Consider the projection π : ℝ² → ℝ defined by π(x, y) = x, and the closed set C = {(x, y) : xy = 1} (the hyperbola). What is π(C) in ℝ, and what does this reveal about π?
Aπ(C) = ℝ, which is both open and closed — showing π is both open and closed
Bπ(C) = (−∞, 0) ∪ (0, ∞), which is open in ℝ — showing that π is continuous but not closed
Cπ(C) = ℝ \ {0}, which is closed in ℝ — showing π is a closed map
Dπ(C) = [−1, 1], since the hyperbola is bounded — showing π is neither open nor closed
The hyperbola C approaches but never reaches (0, y) for any y — as x → 0, y = 1/x → ∞. So the projection misses 0: π(C) = (−∞, 0) ∪ (0, ∞). This set is open in ℝ, not closed (0 is a limit point not in the set). This shows π fails to be a closed map — it sends a closed set to an open set. Yet π is continuous (a basic fact) and open (projections of open sets in ℝ² are open in ℝ). This example is the canonical demonstration that continuity and openness do not imply closedness.
Question 2 Multiple Choice
The map f : [0, 1) → S¹ that wraps the half-open interval onto the circle is a continuous bijection. Why is it not a homeomorphism?
AIt is not injective — two distinct points in [0, 1) map to the same point on the circle
BIt is not continuous — there is a discontinuity at the endpoint 0
CIts inverse is not continuous, which means f fails to be an open map — open sets in [0, 1) near 0 do not map to open sets in S¹
DEvery continuous bijection between compact spaces is automatically a homeomorphism, so this map must be a homeomorphism
The set [0, 0.5) is open in [0, 1) (in the subspace topology), but its image in S¹ includes the 'join point' of the circle without an open arc entirely surrounding it — so the image is not open in S¹. This means f is not an open map, and therefore its inverse is not continuous. The continuous+bijective combination is insufficient for a homeomorphism; you need also openness (or closedness). Option D is a common error: the theorem that continuous bijections from compact spaces to Hausdorff spaces are homeomorphisms requires compactness of the domain — [0, 1) is not compact.
Question 3 True / False
Continuity of f : X → Y is defined in terms of preimages of open sets, while openness of f is defined in terms of images of open sets.
TTrue
FFalse
Answer: True
This is the precise distinction between the two properties, and it explains why they are logically independent. Continuity: for every open V ⊆ Y, f⁻¹(V) is open in X. Openness: for every open U ⊆ X, f(U) is open in Y. The direction is reversed. A map can be continuous but not open (e.g., sin : ℝ → [−1, 1]), open but not continuous (a bijection between a discrete and an indiscrete space), both, or neither.
Question 4 True / False
A map that is both continuous and open is expected to be a homeomorphism.
TTrue
FFalse
Answer: False
A homeomorphism requires continuous + open + bijective. Continuous and open alone are not enough. The projection π : ℝ² → ℝ is both continuous and open, but it is not bijective (many points map to the same value), so it is not a homeomorphism. You need bijectivity as well. The equivalent characterization of a homeomorphism is: bijective, continuous, and either open or closed (since for a bijection, openness and closedness are equivalent).
Question 5 Short Answer
Give an example of a continuous map that is not an open map, and explain what structural feature prevents open sets from having open images.

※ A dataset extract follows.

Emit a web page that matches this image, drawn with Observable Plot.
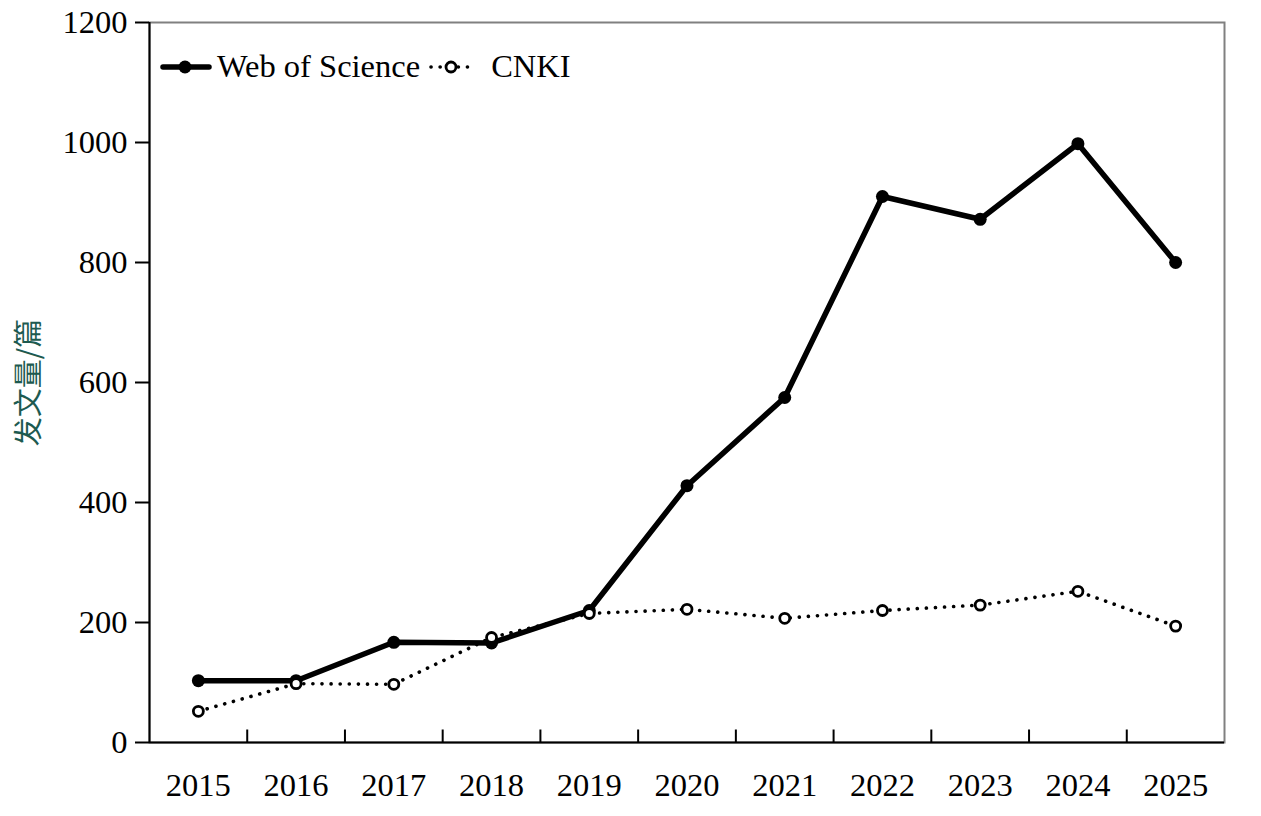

Think about your answer, then reveal below.
Model answer: The function f : ℝ → ℝ defined by f(x) = x² is continuous but not open. The image of the open set (−1, 1) is [0, 1), which is not open in ℝ — it includes 0 as a minimum boundary point. The structural reason: f is not injective (it folds ℝ over the origin), so the image of a symmetric open interval around 0 includes 0 as an endpoint without an open neighborhood around it in the image.

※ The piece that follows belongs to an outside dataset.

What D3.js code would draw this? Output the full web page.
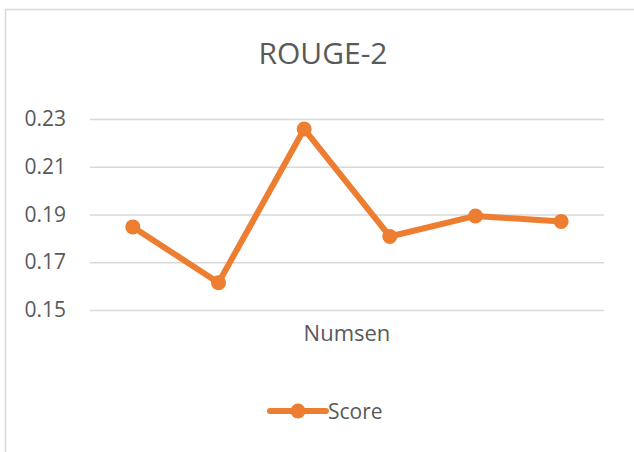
<!DOCTYPE html>
<html>
<head>
<meta charset="utf-8">
<script src="https://cdn.jsdelivr.net/npm/d3@7"></script>
<style>
  html, body { margin: 0; padding: 0; background: #fff; }
  svg text { font-family: "Open Sans", "Noto Sans", sans-serif; fill: #595959; }
</style>
</head>
<body>
<div class="chartBox"></div>
<script>
// chart data
var categories = ["1", "2", "3", "4", "5", "6"];
var scores = [0.1848, 0.1614, 0.2258, 0.1808, 0.1894, 0.1871];
var yTicks = [0.15, 0.17, 0.19, 0.21, 0.23];
var seriesName = "Score";
var axisTitle = "Numsen";
var chartTitle = "ROUGE-2";

var W = 634, H = 452;
var orange = "#ED7D31", grid = "#d9d9d9";
var plot = {left: 90, right: 604, top: 119, bottom: 310};

var svg = d3.select(".chartBox").append("svg")
  .attr("width", W)
  .attr("height", H);

// chart area frame (only top & left edge show in the crop)
svg.append("rect")
  .attr("x", 5.5).attr("y", 9.5)
  .attr("width", W + 10).attr("height", H + 10)
  .attr("fill", "#fff")
  .attr("stroke", grid)
  .attr("stroke-width", 1.5);

var x = d3.scaleBand().domain(categories).range([plot.left, plot.right]);
var y = d3.scaleLinear().domain([0.15, 0.23]).range([plot.bottom, plot.top]);

// gridlines + tick labels
var yAxis = d3.axisLeft(y)
  .tickValues(yTicks)
  .tickFormat(d3.format(".2f"))
  .tickSize(-(plot.right - plot.left))
  .tickPadding(24);

var gy = svg.append("g")
  .attr("transform", "translate(" + plot.left + ",0)")
  .call(yAxis);
gy.select(".domain").remove();
gy.selectAll(".tick line").attr("stroke", grid).attr("stroke-width", 1.5);
gy.selectAll(".tick text")
  .attr("font-size", 21)
  .style("font-family", "'Open Sans', sans-serif")
  .attr("fill", "#595959");

// title, centred on the whole chart area
svg.append("text")
  .attr("x", 323)
  .attr("y", 64)
  .attr("text-anchor", "middle")
  .attr("font-size", 30)
  .text(chartTitle);

// category axis title
svg.append("text")
  .attr("x", (plot.left + plot.right) / 2)
  .attr("y", 341)
  .attr("text-anchor", "middle")
  .attr("font-size", 22)
  .text(axisTitle);

// series line
var line = d3.line()
  .x(function(d, i) { return x(categories[i]) + x.bandwidth() / 2; })
  .y(function(d) { return y(d); });

svg.append("path")
  .datum(scores)
  .attr("d", line)
  .attr("fill", "none")
  .attr("stroke", orange)
  .attr("stroke-width", 6)
  .attr("stroke-linejoin", "round");

svg.selectAll(".dot")
  .data(scores)
  .enter().append("circle")
  .attr("class", "dot")
  .attr("cx", function(d, i) { return x(categories[i]) + x.bandwidth() / 2; })
  .attr("cy", function(d) { return y(d); })
  .attr("r", 7.5)
  .attr("fill", orange);

// legend
var lg = svg.append("g").attr("transform", "translate(270,411)");
lg.append("line")
  .attr("x1", 0).attr("x2", 56)
  .attr("y1", 0).attr("y2", 0)
  .attr("stroke", orange)
  .attr("stroke-width", 6)
  .attr("stroke-linecap", "round");
lg.append("circle").attr("cx", 28).attr("cy", 0).attr("r", 7.5).attr("fill", orange);
lg.append("text")
  .attr("x", 58)
  .attr("y", 8)
  .attr("font-size", 21)
  .text(seriesName);
</script>
</body>
</html>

More broadly, open maps tend to arise for 'quotient-like' maps that spread points out, rather than maps that fold or collapse them. Projections, quotient maps, and open linear maps are open because they don't create boundary points in the image. Maps that collapse sets (like x² folding negative numbers onto positive ones) can create boundary points in images even from open sets. The sin function is another standard example: sin(ℝ) = [−1, 1], and images of most open sets touch the endpoints ±1 without including an open neighborhood of them in [−1, 1].